Work together to reduce road accidents –Transport Minister urges stakeholders

The Minister of Transport,  Kweku Ofori Asiamah, has asked transport operators, drivers and other key stakeholders in the transport industry,  to work together to reduce road accidents to the barest minimum.

He said it had become very necessary to treat road accidents as a health issue, since road accidents were claiming a lot of lives more than HIV and AIDS put together.

Speaking at an engagement with transport sector operators here in Kumasi yesterday, the Transport Minister stated, “If Ghanaians treat road accidents with the kind of urgency we give to diseases, a lot of lives would be saved daily.”           

He disclosed that the Ministry would collaborate with the National Road Safety Authority (NRSA) and the Motor Traffic and Transport Department (MTTD) of the Ghana Police Service to intensify road surveillance to ensure road traffic regulations were obeyed.

The Executive Director of NRSA, Mrs May Obiri Yeboah, stated that the country was yet to see the kind of change the numerous interventions in road safety management had brought in terms of advocacy and awareness creation for the past nine years, as the country records an average of 10,000 road accidents every year.

Out of the number, she said, “2,000 persons are killed and 14, 000 also get injured annually, while at least, 6,000 of the injured are serious injuries that leave the victims incapacitated for the rest of their lives.”
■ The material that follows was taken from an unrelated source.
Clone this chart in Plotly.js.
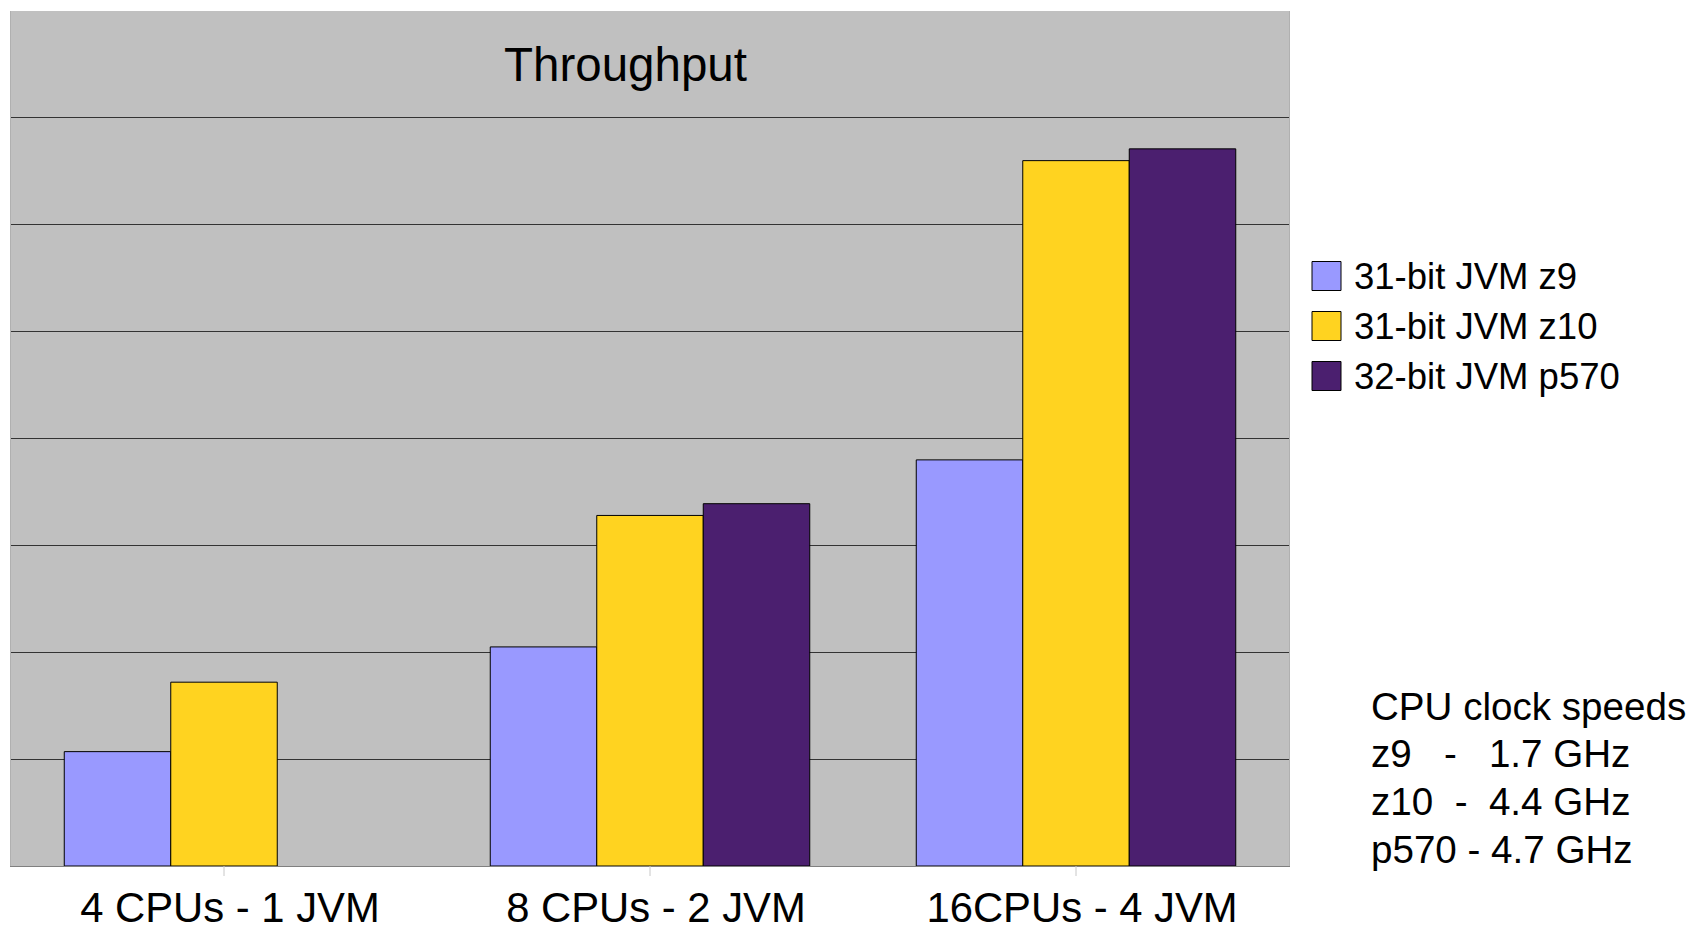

The NRSA boss disclosed that, the 2019 projections for the number of persons killed and injured would not be realised considering that, it had already recorded 296 persons killed as at August 2019 against 350 projections and 1,960 injured as at August 2019 against 1,200 annual projection.

She indicated that, the Authority  was looking forward to national projections of less than 1,000 persons killed and less than 3,000 persons in 2020 under the United Nations-led Decade of Action for Road Safety and the third National Road Safety Strategy (NRSS III:2011-2020).